Рвение и способности юноши Яковлева были так велики, что ему удалось поступить в Казанский университет. Приезжая в Симбирск на каникулы, он трогательно заботился о своих питомцах. Знакомство с Ульяновым окрылило его. Илья Николаевич стал брать Яковлева с собой в поездки по губернии, опекал первую чувашскую школу в Симбирске, вместе с Яковлевым открывал чувашские школы в селах. И, наконец, с помощью и при поддержке Ильи Николаевича симбирская школа со временем превратилась в учительскую семинарию…

"Имени И. Я. Яковлева" — написано на вывеске Чебоксарского педагогического института.

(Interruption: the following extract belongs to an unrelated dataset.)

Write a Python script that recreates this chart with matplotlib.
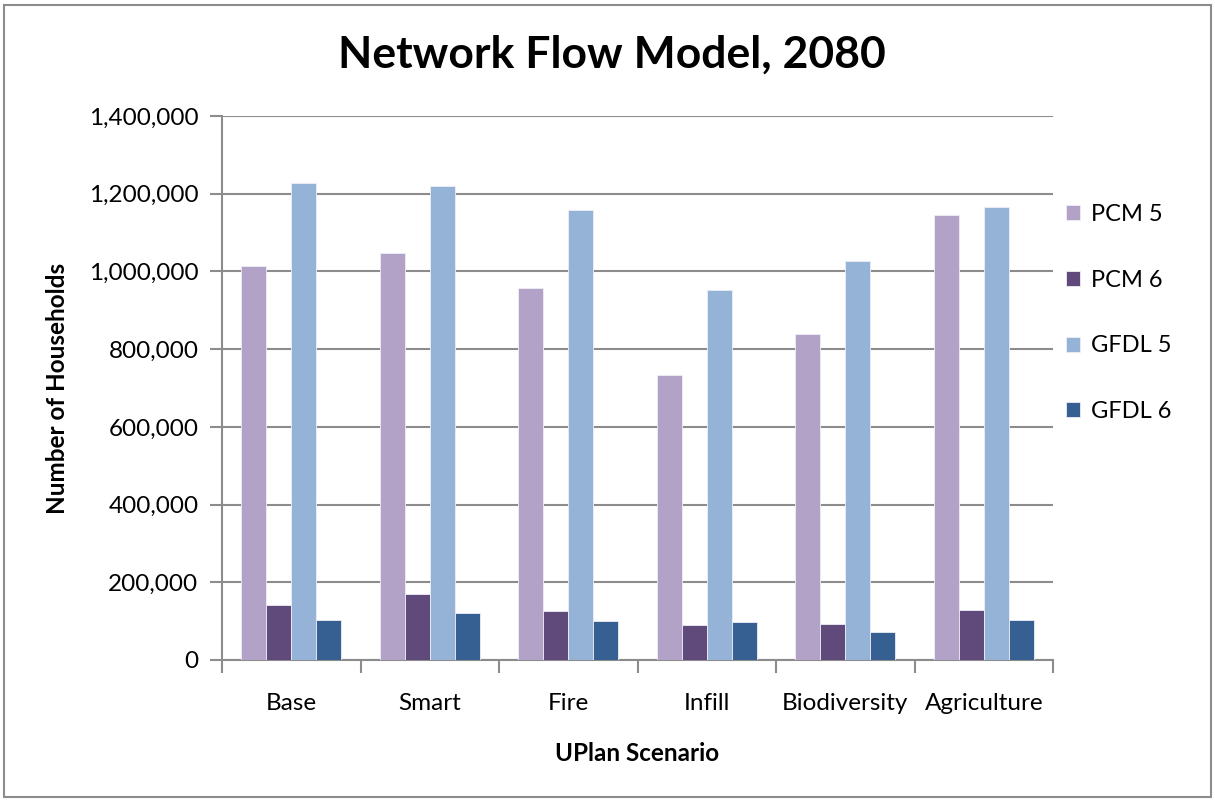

"Имени И. Н. Ульянова" — читаем мы на зданиях университета столицы Чувашии.

* * *

Много лет назад на книжном развале я купил потрепанный томик. То было сочинение Павла Свиньина "Картины России", изданное санктпетербургской типографией Греча в 1839 году. В нем есть такие строки: "Можно ли равнодушно смотреть на могилу обширной столицы народа, некогда богатого, могущественного? Можно ли без чувств, без размышления видеть сии немые, скудные свидетельства его существования? Несколько уединенных башен, разбросанных по пустыне, изрытой буграми, несколько распадшихся стен, поросших кустарником, — вот все, что осталось от знаменитого города, от великолепных зданий, от пышных, роскошных гаремов! Скоро, может быть, плуг поселянина изгладит с лица земли последние их остатки, а ветер полночный разнесет и самую пыль их!"

О какой части России идет здесь речь? Пустыня, уединенные башни, гаремы… Крымские степи? Уголок Дагестана? Местности, пограничные с ханствами Средней Азии?

Нет. Свиньин описывает поездку по Волге. Он рассказывает о древнем городе, который в разные времена называли Великим Болгаром, Великими Булгарами, Великими Болгарами.

Ветер полночный не разнес пыль развалин.

По-прежнему над раздольным лугом заливаются жаворонки, возле тополей кружат грачи, и в этот русский пейзаж чужеродно врезаны странные, загадочные строения. Не первый раз я вижу их, но неизменно испытываю чувства, близкие так поэтично выраженным в старинной книге.